- STATED PROBLEM:
Images appear in the records below; leave them out and repeat everything else exactly.

[DATA SECTION start]

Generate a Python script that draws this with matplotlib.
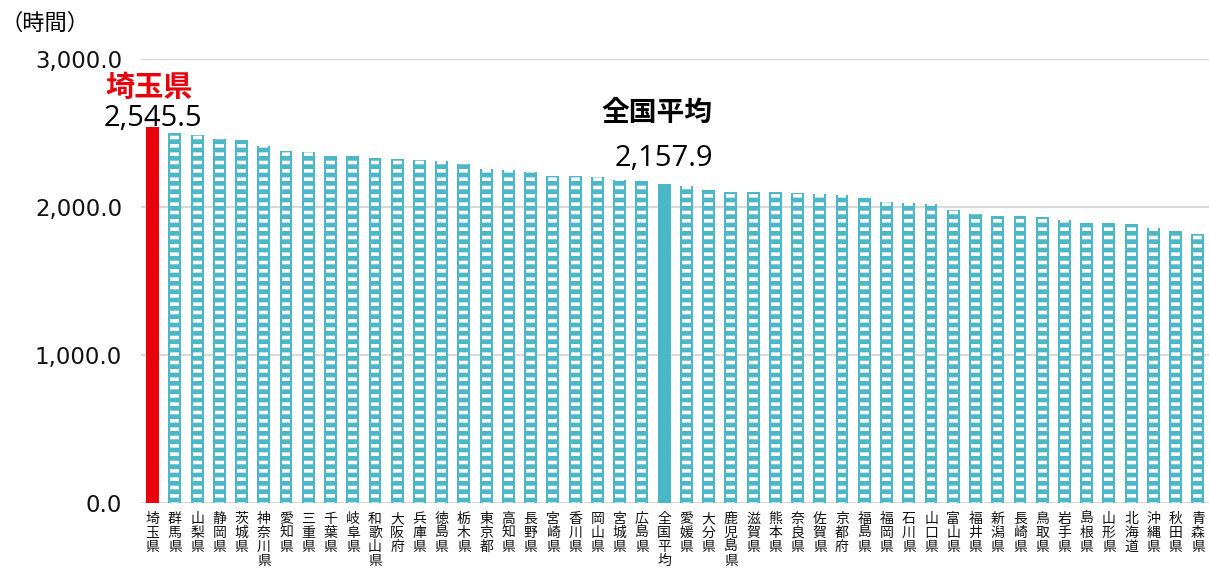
import matplotlib.pyplot as plt
import numpy as np

plt.rcParams['font.family'] = ['Noto Sans CJK JP', 'DejaVu Sans']

# データ（都道府県別の年間総実労働時間）
prefs = ['埼玉県', '群馬県', '山梨県', '静岡県', '茨城県', '神奈川県', '愛知県', '三重県',
         '千葉県', '岐阜県', '和歌山県', '大阪府', '兵庫県', '徳島県', '栃木県', '東京都',
         '高知県', '長野県', '宮崎県', '香川県', '岡山県', '宮城県', '広島県', '全国平均',
         '愛媛県', '大分県', '鹿児島県', '滋賀県', '熊本県', '奈良県', '佐賀県', '京都府',
         '福島県', '福岡県', '石川県', '山口県', '富山県', '福井県', '新潟県', '長崎県',
         '鳥取県', '岩手県', '島根県', '山形県', '北海道', '沖縄県', '秋田県', '青森県']
hours = [2545.5, 2500, 2486, 2461, 2457, 2412, 2380, 2374,
         2349, 2347, 2331, 2324, 2320, 2311, 2295, 2259,
         2252, 2237, 2213, 2209, 2203, 2184, 2180, 2157.9,
         2142, 2119, 2103, 2103, 2102, 2095, 2088, 2083,
         2065, 2034, 2031, 2020, 1980, 1955, 1943, 1939,
         1934, 1912, 1894, 1894, 1889, 1862, 1838, 1822]
yticks = [0, 1000, 2000, 3000]

TEAL = '#4BB7C7'
RED = '#E8000B'
NUMFONT = ['Open Sans', 'DejaVu Sans']

fig = plt.figure(figsize=(12.09, 5.76), dpi=100)
ax = fig.add_axes([0.117, 0.126, 0.883, 0.771])

x = np.arange(len(prefs))
colors = [RED if p == '埼玉県' else TEAL for p in prefs]
ax.bar(x, hours, width=0.58, color=colors, zorder=2)

# はしご模様（白い横線）
plt.rcParams['hatch.linewidth'] = 2.6
ladder = [h if p not in ('埼玉県', '全国平均') else 0 for p, h in zip(prefs, hours)]
ax.bar(x, ladder, width=0.40, facecolor='none', edgecolor='white',
       linewidth=0, hatch='--', zorder=3)

ax.set_xlim(-0.5, len(prefs) - 0.5)
ax.set_ylim(0, 3000)
ax.set_yticks(yticks)
ax.set_yticklabels(['{:,.1f}'.format(v) for v in yticks], fontsize=16.5,
                   color='#111111', family='DejaVu Sans')
ax.set_xticks(x)
ax.set_xticklabels(['\n'.join(p) for p in prefs], fontsize=10,
                   linespacing=1.0, va='top', color='#111111')
ax.tick_params(axis='both', length=0)
ax.tick_params(axis='y', pad=14)
ax.tick_params(axis='x', pad=6)
ax.grid(axis='y', color='#D9D9D9', linewidth=1.5, zorder=0)
for s in ax.spines.values():
    s.set_visible(False)

fig.text(0.0, 0.96, '（時間）', fontsize=16, va='center', ha='left')

i0 = prefs.index('埼玉県')
ax.text(i0 - 0.15, 2810, '埼玉県', color=RED, fontsize=21, fontweight='bold',
        ha='center', va='center')
ax.text(i0, 2600, '{:,.1f}'.format(hours[i0]), fontsize=21, ha='center',
        va='center', family=NUMFONT)
ia = prefs.index('全国平均')
ax.text(ia - 0.3, 2640, '全国平均', fontsize=20, fontweight='bold',
        ha='center', va='center')
ax.text(ia, 2330, '{:,.1f}'.format(hours[ia]), fontsize=21, ha='center',
        va='center', family=NUMFONT)

fig.savefig('out.png', dpi=100)
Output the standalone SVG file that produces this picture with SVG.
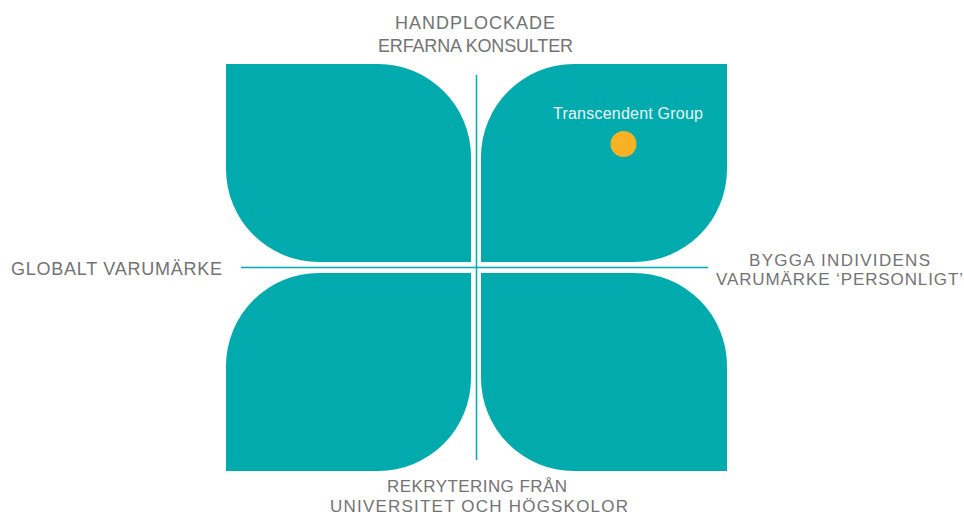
<svg xmlns="http://www.w3.org/2000/svg" width="964" height="516" viewBox="0 0 964 516">
<style>
.leaf{fill:#00AAAD;}
.axis{stroke:#00AAAD;stroke-width:1.5;fill:none;}
.lbl{font-family:"Liberation Sans",Arial,sans-serif;font-size:17px;fill:#737373;text-anchor:middle;}
.big{font-size:18px;}
.tg{font-family:"Liberation Sans",Arial,sans-serif;font-size:16px;fill:#E6F6F6;text-anchor:middle;}
</style>
<rect width="964" height="516" fill="#ffffff"/>
<g id="leaf-top-left"><path class="leaf" d="M226,64 H378 A93,93 0 0 1 471,157 V262 H319 A93,93 0 0 1 226,169 Z"/></g>
<g id="leaf-top-right"><path class="leaf" d="M574,64 H727 V169 A93,93 0 0 1 634,262 H481 V157 A93,93 0 0 1 574,64 Z"/></g>
<g id="leaf-bottom-left"><path class="leaf" d="M319,273 H471 V378 A93,93 0 0 1 378,471 H226 V366 A93,93 0 0 1 319,273 Z"/></g>
<g id="leaf-bottom-right"><path class="leaf" d="M481,273 H634 A93,93 0 0 1 727,366 V471 H574 A93,93 0 0 1 481,378 Z"/></g>
<g id="connectors">
<line class="axis" x1="476.5" y1="75" x2="476.5" y2="460"/>
<line class="axis" x1="241" y1="267.5" x2="708" y2="267.5"/>
</g>
<g id="label-top">
<text class="lbl big" x="475" y="29" textLength="160">HANDPLOCKADE</text>
<text class="lbl big" x="475.5" y="52" textLength="195">ERFARNA KONSULTER</text>
</g>
<g id="label-bottom">
<text class="lbl" x="477" y="492" textLength="180">REKRYTERING FRÅN</text>
<text class="lbl" x="479" y="511.5" textLength="298">UNIVERSITET OCH HÖGSKOLOR</text>
</g>
<g id="label-left">
<text class="lbl big" x="116.5" y="275" textLength="211">GLOBALT VARUMÄRKE</text>
</g>
<g id="label-right">
<text class="lbl" x="839.5" y="265.5" textLength="181">BYGGA INDIVIDENS</text>
<text class="lbl" x="839.5" y="285" textLength="247">VARUMÄRKE ‘PERSONLIGT’</text>
</g>
<g id="transcendent-group">
<text class="tg" x="628" y="119" textLength="150">Transcendent Group</text>
<circle cx="623.5" cy="144" r="13" fill="#F9B224"/>
</g>
</svg>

[DATA SECTION end]

- RESULT:
Generate a Python script that draws this with matplotlib.
import matplotlib.pyplot as plt
import numpy as np

plt.rcParams['font.family'] = ['Noto Sans CJK JP', 'DejaVu Sans']

# データ（都道府県別の年間総実労働時間）
prefs = ['埼玉県', '群馬県', '山梨県', '静岡県', '茨城県', '神奈川県', '愛知県', '三重県',
         '千葉県', '岐阜県', '和歌山県', '大阪府', '兵庫県', '徳島県', '栃木県', '東京都',
         '高知県', '長野県', '宮崎県', '香川県', '岡山県', '宮城県', '広島県', '全国平均',
         '愛媛県', '大分県', '鹿児島県', '滋賀県', '熊本県', '奈良県', '佐賀県', '京都府',
         '福島県', '福岡県', '石川県', '山口県', '富山県', '福井県', '新潟県', '長崎県',
         '鳥取県', '岩手県', '島根県', '山形県', '北海道', '沖縄県', '秋田県', '青森県']
hours = [2545.5, 2500, 2486, 2461, 2457, 2412, 2380, 2374,
         2349, 2347, 2331, 2324, 2320, 2311, 2295, 2259,
         2252, 2237, 2213, 2209, 2203, 2184, 2180, 2157.9,
         2142, 2119, 2103, 2103, 2102, 2095, 2088, 2083,
         2065, 2034, 2031, 2020, 1980, 1955, 1943, 1939,
         1934, 1912, 1894, 1894, 1889, 1862, 1838, 1822]
yticks = [0, 1000, 2000, 3000]

TEAL = '#4BB7C7'
RED = '#E8000B'
NUMFONT = ['Open Sans', 'DejaVu Sans']

fig = plt.figure(figsize=(12.09, 5.76), dpi=100)
ax = fig.add_axes([0.117, 0.126, 0.883, 0.771])

x = np.arange(len(prefs))
colors = [RED if p == '埼玉県' else TEAL for p in prefs]
ax.bar(x, hours, width=0.58, color=colors, zorder=2)

# はしご模様（白い横線）
plt.rcParams['hatch.linewidth'] = 2.6
ladder = [h if p not in ('埼玉県', '全国平均') else 0 for p, h in zip(prefs, hours)]
ax.bar(x, ladder, width=0.40, facecolor='none', edgecolor='white',
       linewidth=0, hatch='--', zorder=3)

ax.set_xlim(-0.5, len(prefs) - 0.5)
ax.set_ylim(0, 3000)
ax.set_yticks(yticks)
ax.set_yticklabels(['{:,.1f}'.format(v) for v in yticks], fontsize=16.5,
                   color='#111111', family='DejaVu Sans')
ax.set_xticks(x)
ax.set_xticklabels(['\n'.join(p) for p in prefs], fontsize=10,
                   linespacing=1.0, va='top', color='#111111')
ax.tick_params(axis='both', length=0)
ax.tick_params(axis='y', pad=14)
ax.tick_params(axis='x', pad=6)
ax.grid(axis='y', color='#D9D9D9', linewidth=1.5, zorder=0)
for s in ax.spines.values():
    s.set_visible(False)

fig.text(0.0, 0.96, '（時間）', fontsize=16, va='center', ha='left')

i0 = prefs.index('埼玉県')
ax.text(i0 - 0.15, 2810, '埼玉県', color=RED, fontsize=21, fontweight='bold',
        ha='center', va='center')
ax.text(i0, 2600, '{:,.1f}'.format(hours[i0]), fontsize=21, ha='center',
        va='center', family=NUMFONT)
ia = prefs.index('全国平均')
ax.text(ia - 0.3, 2640, '全国平均', fontsize=20, fontweight='bold',
        ha='center', va='center')
ax.text(ia, 2330, '{:,.1f}'.format(hours[ia]), fontsize=21, ha='center',
        va='center', family=NUMFONT)

fig.savefig('out.png', dpi=100)
Output the standalone SVG file that produces this picture with SVG.
<svg xmlns="http://www.w3.org/2000/svg" width="964" height="516" viewBox="0 0 964 516">
<style>
.leaf{fill:#00AAAD;}
.axis{stroke:#00AAAD;stroke-width:1.5;fill:none;}
.lbl{font-family:"Liberation Sans",Arial,sans-serif;font-size:17px;fill:#737373;text-anchor:middle;}
.big{font-size:18px;}
.tg{font-family:"Liberation Sans",Arial,sans-serif;font-size:16px;fill:#E6F6F6;text-anchor:middle;}
</style>
<rect width="964" height="516" fill="#ffffff"/>
<g id="leaf-top-left"><path class="leaf" d="M226,64 H378 A93,93 0 0 1 471,157 V262 H319 A93,93 0 0 1 226,169 Z"/></g>
<g id="leaf-top-right"><path class="leaf" d="M574,64 H727 V169 A93,93 0 0 1 634,262 H481 V157 A93,93 0 0 1 574,64 Z"/></g>
<g id="leaf-bottom-left"><path class="leaf" d="M319,273 H471 V378 A93,93 0 0 1 378,471 H226 V366 A93,93 0 0 1 319,273 Z"/></g>
<g id="leaf-bottom-right"><path class="leaf" d="M481,273 H634 A93,93 0 0 1 727,366 V471 H574 A93,93 0 0 1 481,378 Z"/></g>
<g id="connectors">
<line class="axis" x1="476.5" y1="75" x2="476.5" y2="460"/>
<line class="axis" x1="241" y1="267.5" x2="708" y2="267.5"/>
</g>
<g id="label-top">
<text class="lbl big" x="475" y="29" textLength="160">HANDPLOCKADE</text>
<text class="lbl big" x="475.5" y="52" textLength="195">ERFARNA KONSULTER</text>
</g>
<g id="label-bottom">
<text class="lbl" x="477" y="492" textLength="180">REKRYTERING FRÅN</text>
<text class="lbl" x="479" y="511.5" textLength="298">UNIVERSITET OCH HÖGSKOLOR</text>
</g>
<g id="label-left">
<text class="lbl big" x="116.5" y="275" textLength="211">GLOBALT VARUMÄRKE</text>
</g>
<g id="label-right">
<text class="lbl" x="839.5" y="265.5" textLength="181">BYGGA INDIVIDENS</text>
<text class="lbl" x="839.5" y="285" textLength="247">VARUMÄRKE ‘PERSONLIGT’</text>
</g>
<g id="transcendent-group">
<text class="tg" x="628" y="119" textLength="150">Transcendent Group</text>
<circle cx="623.5" cy="144" r="13" fill="#F9B224"/>
</g>
</svg>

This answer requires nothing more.